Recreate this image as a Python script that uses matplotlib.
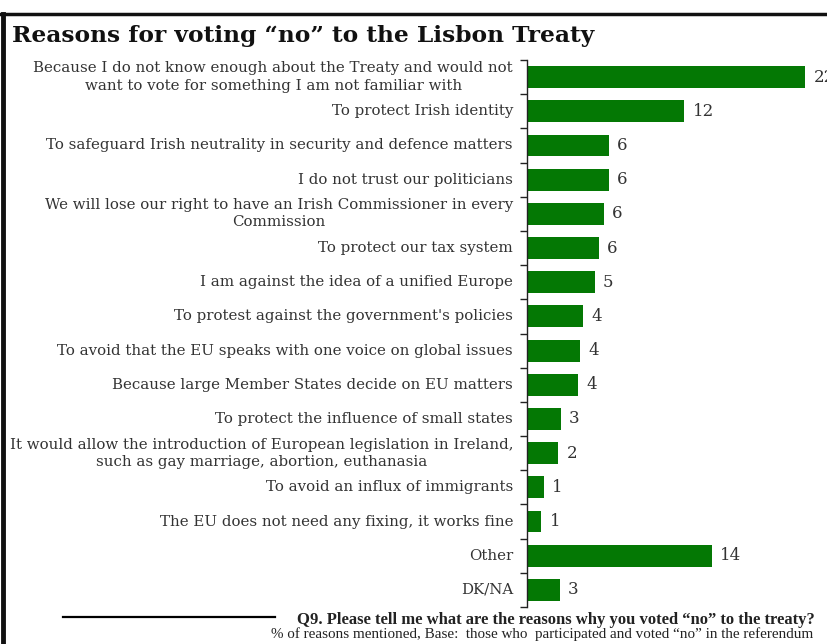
import matplotlib.pyplot as plt
from matplotlib.lines import Line2D

categories = [
    "Because I do not know enough about the Treaty and would not\nwant to vote for something I am not familiar with",
    "To protect Irish identity",
    "To safeguard Irish neutrality in security and defence matters",
    "I do not trust our politicians",
    "We will lose our right to have an Irish Commissioner in every\nCommission",
    "To protect our tax system",
    "I am against the idea of a unified Europe",
    "To protest against the government's policies",
    "To avoid that the EU speaks with one voice on global issues",
    "Because large Member States decide on EU matters",
    "To protect the influence of small states",
    "It would allow the introduction of European legislation in Ireland,\nsuch as gay marriage, abortion, euthanasia",
    "To avoid an influx of immigrants",
    "The EU does not need any fixing, it works fine",
    "Other",
    "DK/NA",
]
values = [21.4, 12.1, 6.3, 6.3, 5.9, 5.5, 5.2, 4.3, 4.1, 3.9, 2.6, 2.4, 1.3, 1.1, 14.2, 2.5]
value_labels = ["22", "12", "6", "6", "6", "6", "5", "4", "4", "4", "3", "2", "1", "1", "14", "3"]

title = "Reasons for voting \u201cno\u201d to the Lisbon Treaty"
note1 = "Q9. Please tell me what are the reasons why you voted \u201cno\u201d to the treaty?"
note2 = "% of reasons mentioned, Base:  those who  participated and voted \u201cno\u201d in the referendum"

W, H = 827, 644
fig = plt.figure(figsize=(W / 100, H / 100), dpi=100)
fig.patch.set_facecolor("white")

left_px, right_px, top_px, bot_px = 527, 827, 60, 607
ax = fig.add_axes([left_px / W, 1 - bot_px / H, (right_px - left_px) / W, (bot_px - top_px) / H])

n = len(categories)
ypos = list(range(n))
ax.barh(ypos, values, height=0.64, color="#047804", edgecolor="none")
ax.set_ylim(n - 0.5, -0.5)
ax.set_xlim(0, (right_px - left_px) / 13.0)

for s in ["top", "right", "bottom"]:
    ax.spines[s].set_visible(False)
ax.spines["left"].set_color("#222222")
ax.spines["left"].set_linewidth(1.0)
ax.set_xticks([])
ax.set_yticks([])
ax.set_yticks([i - 0.5 for i in range(n + 1)], minor=True)
ax.tick_params(axis="y", which="minor", length=5, width=1, color="#222222", labelleft=False)

for i, (cat, v, lab) in enumerate(zip(categories, values, value_labels)):
    ax.text(-14 / 13.0, i, cat, ha="right", va="center", multialignment="center",
            fontsize=10.8, family="DejaVu Serif", color="#333333", linespacing=1.3)
    ax.text(v + 0.65, i, lab, ha="left", va="center", fontsize=12,
            family="DejaVu Serif", color="#333333", clip_on=False)

fig.text(12 / W, 1 - 36 / H, title, ha="left", va="center", fontsize=16.8,
         fontweight="bold", family="DejaVu Serif", color="#111111")

fig.text(815 / W, 1 - 620 / H, note1, ha="right", va="center", fontsize=12,
         fontweight="bold", family="Liberation Serif", color="#222222")
fig.text(813 / W, 1 - 634 / H, note2, ha="right", va="center", fontsize=10.9,
         family="Liberation Serif", color="#222222")

# decorative lines
fig.add_artist(Line2D([63 / W, 275 / W], [1 - 617 / H, 1 - 617 / H], color="black", lw=1.6,
                      transform=fig.transFigure))
fig.add_artist(Line2D([0, 1], [1 - 14 / H, 1 - 14 / H], color="#111111", lw=2.5,
                      transform=fig.transFigure))
fig.add_artist(Line2D([2.5 / W, 2.5 / W], [0, 1 - 14 / H], color="#111111", lw=3.5,
                      transform=fig.transFigure))

fig.savefig("out.png", dpi=100)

### PROBLEM DESCRIPTION:
Repeat the material above verbatim. Leave the pictures behind.

### TASK SOLUTION:
Recreate this image as a Python script that uses matplotlib.
import matplotlib.pyplot as plt
from matplotlib.lines import Line2D

categories = [
    "Because I do not know enough about the Treaty and would not\nwant to vote for something I am not familiar with",
    "To protect Irish identity",
    "To safeguard Irish neutrality in security and defence matters",
    "I do not trust our politicians",
    "We will lose our right to have an Irish Commissioner in every\nCommission",
    "To protect our tax system",
    "I am against the idea of a unified Europe",
    "To protest against the government's policies",
    "To avoid that the EU speaks with one voice on global issues",
    "Because large Member States decide on EU matters",
    "To protect the influence of small states",
    "It would allow the introduction of European legislation in Ireland,\nsuch as gay marriage, abortion, euthanasia",
    "To avoid an influx of immigrants",
    "The EU does not need any fixing, it works fine",
    "Other",
    "DK/NA",
]
values = [21.4, 12.1, 6.3, 6.3, 5.9, 5.5, 5.2, 4.3, 4.1, 3.9, 2.6, 2.4, 1.3, 1.1, 14.2, 2.5]
value_labels = ["22", "12", "6", "6", "6", "6", "5", "4", "4", "4", "3", "2", "1", "1", "14", "3"]

title = "Reasons for voting \u201cno\u201d to the Lisbon Treaty"
note1 = "Q9. Please tell me what are the reasons why you voted \u201cno\u201d to the treaty?"
note2 = "% of reasons mentioned, Base:  those who  participated and voted \u201cno\u201d in the referendum"

W, H = 827, 644
fig = plt.figure(figsize=(W / 100, H / 100), dpi=100)
fig.patch.set_facecolor("white")

left_px, right_px, top_px, bot_px = 527, 827, 60, 607
ax = fig.add_axes([left_px / W, 1 - bot_px / H, (right_px - left_px) / W, (bot_px - top_px) / H])

n = len(categories)
ypos = list(range(n))
ax.barh(ypos, values, height=0.64, color="#047804", edgecolor="none")
ax.set_ylim(n - 0.5, -0.5)
ax.set_xlim(0, (right_px - left_px) / 13.0)

for s in ["top", "right", "bottom"]:
    ax.spines[s].set_visible(False)
ax.spines["left"].set_color("#222222")
ax.spines["left"].set_linewidth(1.0)
ax.set_xticks([])
ax.set_yticks([])
ax.set_yticks([i - 0.5 for i in range(n + 1)], minor=True)
ax.tick_params(axis="y", which="minor", length=5, width=1, color="#222222", labelleft=False)

for i, (cat, v, lab) in enumerate(zip(categories, values, value_labels)):
    ax.text(-14 / 13.0, i, cat, ha="right", va="center", multialignment="center",
            fontsize=10.8, family="DejaVu Serif", color="#333333", linespacing=1.3)
    ax.text(v + 0.65, i, lab, ha="left", va="center", fontsize=12,
            family="DejaVu Serif", color="#333333", clip_on=False)

fig.text(12 / W, 1 - 36 / H, title, ha="left", va="center", fontsize=16.8,
         fontweight="bold", family="DejaVu Serif", color="#111111")

fig.text(815 / W, 1 - 620 / H, note1, ha="right", va="center", fontsize=12,
         fontweight="bold", family="Liberation Serif", color="#222222")
fig.text(813 / W, 1 - 634 / H, note2, ha="right", va="center", fontsize=10.9,
         family="Liberation Serif", color="#222222")

# decorative lines
fig.add_artist(Line2D([63 / W, 275 / W], [1 - 617 / H, 1 - 617 / H], color="black", lw=1.6,
                      transform=fig.transFigure))
fig.add_artist(Line2D([0, 1], [1 - 14 / H, 1 - 14 / H], color="#111111", lw=2.5,
                      transform=fig.transFigure))
fig.add_artist(Line2D([2.5 / W, 2.5 / W], [0, 1 - 14 / H], color="#111111", lw=3.5,
                      transform=fig.transFigure))

fig.savefig("out.png", dpi=100)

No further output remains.